Contrairement à la règle 137(3) CBE (règle 86(3) CBE 1973), la règle 80 CBE (règle 57bis CBE 1973) ne précise pas jusqu'à quelle date le titulaire du brevet peut modifier la description, les revendications et les dessins au titre des conditions énoncées dans cette disposition. Les chambres ont dès le début fondé leurs décisions sur le principe, inchangé depuis l'introduction de la règle 57bis CBE 1973, selon lequel le titulaire ne peut exiger que ses propositions de modifications soient prises en considération à tout stade de la procédure d'opposition. Cependant, le pouvoir d'appréciation de la division d'opposition concernant les modifications présentées tardivement découle de différentes dispositions de la CBE (dont la règle 116(2) et l'art. 114(2) CBE). Dans la décision R 6/19, la Grande Chambre de recours a estimé que le pouvoir d'appréciation dont dispose l'OEB pour admettre dans la procédure d'opposition des requêtes découle de l'art. 123(1) CBE (voir également T 966/17, qui cite l'art. 123(1), première phrase, CBE, ensemble les règles 79(1) et 81(3) CBE, et T 256/19 qui renvoie aux décisions R 6/19 et T 966/17 et cite l'art. 123(1) CBE, ensemble les règles 79(1) CBE et / ou règles 81(3) CBE, et, dans le cas d'une procédure orale qui a été fixée, ensemble la règle 116(2) CBE). Dans l'affaire T 754/16, la chambre a souligné que, pour que la division d'opposition puisse, dans l'exercice de son pouvoir d'appréciation, décider de ne pas admettre de nouvelles requêtes, celles-ci devaient, avant toute chose, avoir été présentées tardivement. Pour plus de détails concernant les modifications présentées tardivement au cours de la procédure d'opposition, voir le présent chapitre IV.C.5.1.4.
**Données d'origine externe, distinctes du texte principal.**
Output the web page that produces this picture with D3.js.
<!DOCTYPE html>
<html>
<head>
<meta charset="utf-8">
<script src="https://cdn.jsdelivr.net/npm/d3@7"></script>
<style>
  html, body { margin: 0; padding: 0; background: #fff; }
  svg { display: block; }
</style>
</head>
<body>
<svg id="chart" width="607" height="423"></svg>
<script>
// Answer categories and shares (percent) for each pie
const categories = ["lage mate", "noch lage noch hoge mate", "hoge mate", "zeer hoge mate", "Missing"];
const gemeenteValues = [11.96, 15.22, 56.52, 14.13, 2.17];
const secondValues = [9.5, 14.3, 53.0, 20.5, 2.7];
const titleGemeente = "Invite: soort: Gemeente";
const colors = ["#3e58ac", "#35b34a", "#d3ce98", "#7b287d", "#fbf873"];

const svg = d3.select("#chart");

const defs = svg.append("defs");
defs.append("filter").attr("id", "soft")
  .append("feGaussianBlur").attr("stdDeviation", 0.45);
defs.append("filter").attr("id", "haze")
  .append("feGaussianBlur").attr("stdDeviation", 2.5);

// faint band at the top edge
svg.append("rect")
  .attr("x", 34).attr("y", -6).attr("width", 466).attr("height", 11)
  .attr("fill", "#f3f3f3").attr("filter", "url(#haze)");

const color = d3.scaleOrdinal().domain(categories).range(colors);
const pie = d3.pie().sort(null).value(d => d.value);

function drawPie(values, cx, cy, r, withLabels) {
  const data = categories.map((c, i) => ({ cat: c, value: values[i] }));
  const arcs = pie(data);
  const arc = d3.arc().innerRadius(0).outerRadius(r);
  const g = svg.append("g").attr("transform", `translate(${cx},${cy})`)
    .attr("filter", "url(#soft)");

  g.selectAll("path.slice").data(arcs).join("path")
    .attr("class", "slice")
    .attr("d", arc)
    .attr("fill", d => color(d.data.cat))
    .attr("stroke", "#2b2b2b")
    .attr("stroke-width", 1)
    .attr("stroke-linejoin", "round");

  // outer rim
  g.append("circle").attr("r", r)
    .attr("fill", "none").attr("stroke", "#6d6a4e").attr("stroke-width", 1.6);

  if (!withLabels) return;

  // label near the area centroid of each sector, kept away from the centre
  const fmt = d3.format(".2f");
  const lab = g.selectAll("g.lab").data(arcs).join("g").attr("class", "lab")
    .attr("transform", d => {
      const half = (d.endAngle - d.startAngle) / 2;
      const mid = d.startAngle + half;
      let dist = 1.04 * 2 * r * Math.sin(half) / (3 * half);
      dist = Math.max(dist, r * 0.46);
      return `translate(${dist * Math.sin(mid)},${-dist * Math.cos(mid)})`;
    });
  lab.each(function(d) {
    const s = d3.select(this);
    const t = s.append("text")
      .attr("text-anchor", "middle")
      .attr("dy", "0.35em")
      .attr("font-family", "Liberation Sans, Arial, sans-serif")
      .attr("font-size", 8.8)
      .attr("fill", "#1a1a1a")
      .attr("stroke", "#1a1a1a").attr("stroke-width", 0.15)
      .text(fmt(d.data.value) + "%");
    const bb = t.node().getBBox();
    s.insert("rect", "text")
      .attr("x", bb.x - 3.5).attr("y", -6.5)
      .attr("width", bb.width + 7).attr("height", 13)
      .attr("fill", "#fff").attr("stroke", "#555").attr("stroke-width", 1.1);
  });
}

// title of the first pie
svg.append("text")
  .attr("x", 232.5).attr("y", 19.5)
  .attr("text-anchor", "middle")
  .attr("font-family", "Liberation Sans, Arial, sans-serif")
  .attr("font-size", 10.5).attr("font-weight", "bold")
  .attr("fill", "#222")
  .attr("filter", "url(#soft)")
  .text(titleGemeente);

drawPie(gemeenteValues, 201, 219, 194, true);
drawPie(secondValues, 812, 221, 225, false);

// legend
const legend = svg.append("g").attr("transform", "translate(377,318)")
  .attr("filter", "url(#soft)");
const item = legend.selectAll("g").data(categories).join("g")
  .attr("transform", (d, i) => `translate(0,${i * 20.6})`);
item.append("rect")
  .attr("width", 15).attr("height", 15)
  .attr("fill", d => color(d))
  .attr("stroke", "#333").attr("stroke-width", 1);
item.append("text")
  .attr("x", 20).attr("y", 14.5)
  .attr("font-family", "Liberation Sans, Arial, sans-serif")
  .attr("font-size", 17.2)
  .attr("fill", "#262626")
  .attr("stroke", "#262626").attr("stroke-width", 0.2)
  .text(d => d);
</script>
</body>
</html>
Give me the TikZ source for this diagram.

Dans l'affaire T 966/17, la chambre a précisé que les parties à une procédure contentieuse n'ont aucun droit à des "instructions détaillées" de la part de l'instance qui statue quant à la manière de remédier à l'irrégularité dont il est question. Au contraire, il incombe à chaque partie de réagir elle-même de manière adéquate à l'exposé de la partie adverse.
Dans la décision G 1/10 (JO 2013, 194), la Grande Chambre de recours a considéré que la règle 140 CBE ne permet pas de rectifier des brevets, y compris pendant une procédure d'opposition ou de limitation. Cependant, le titulaire d'un brevet a toujours la possibilité de demander une modification de son brevet pendant une procédure d'opposition ou de limitation et de supprimer ainsi ce qui est perçu comme une erreur. Une telle modification doit satisfaire à toutes les exigences juridiques applicables en matière de modifications, y compris celles énoncées à l'art. 123 CBE (cf. également résumé complet de la décision G 1/10 au chapitre III.L.2.1. ; mais voir également la décision T 657/11, résumée dans le chapitre IV.C.5.1.8).